Two Ways of Framing a Surcharge
Published on March 10th, 2010
Have you ever found yourself in the immediate position of purchasing an item and noticed an add-on fee? The fee is your cost to have a bed or a sofa delivered to your address… or the prescription lens fitting fee my optometrist tacked onto my bill late last year (which made me see red).
Question: How do you expect customers feel about being stuck with add-on fees? Answer: Crap. You only have to get a parking fine in the Central Business District and you know exactly what add-on fees do to your relationship with the fee sticking organisation.
It might pay to think about two ways of framing an add-on fee based on a new sofa. The first framing adds a fee directly onto the unit price (the unsophisticated way most stores seem to use).
- Shop for sofa in several stores around your area
- Identify the price and product you wish to buy (eg. $500)
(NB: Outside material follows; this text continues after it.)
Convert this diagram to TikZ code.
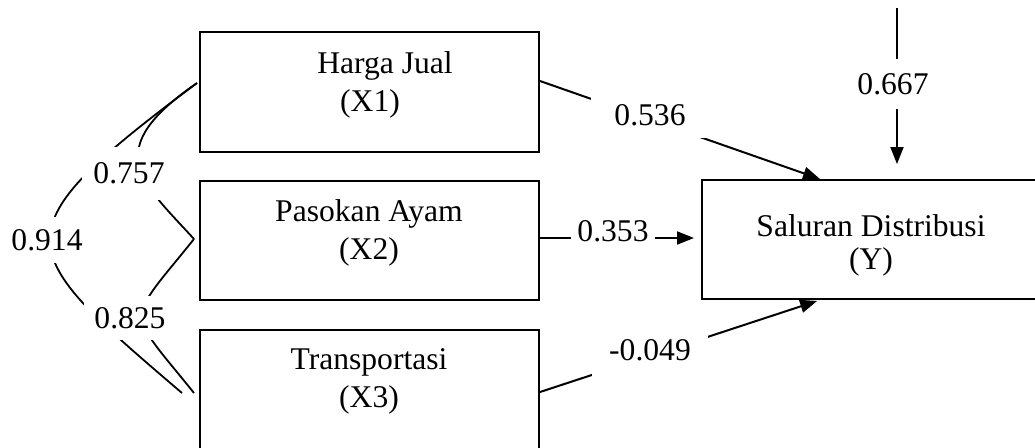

- Get stuck with a $50 delivery fee at the point of sale
In my opinion this is a shallow approach to managing the customer perception of that transaction. In the customer’s mind the psychological contract is made for the fee of $500 and the customer ends up paying $550 (10 per cent extra), which makes the customer feel unsatisfied.
Try the second way of framing that same transaction.
- Shop for sofa in several stores around your area
- Identify the price and product you wish to buy (eg. $550)
- At point of sale you are offered a $50 price reduction for self-delivery OR the store will deliver your new sofa for free
This is a superior way of framing the transaction in the customer’s mind because the true price of the sofa is honestly represented at $550. The customer no longer gets pushed over the final hurdle to spring an extra $50 at the checkout (where they feel most vulnerable).
Ask how much better you would feel at the point of sale if you are offered a $50 saving for self-delivery? Contrast the two ways of framing the customer conversation and tell me which one would make you, as a customer, feel better about your transaction with the store?
Nobody is saying stores do not have the right, or the business need, to charge for extra services. But how a business tells somebody about that surcharge is a large contributor to how the customer thinks about their post-purchase value. Which relates to repeat sales… which relates back to the bottom line.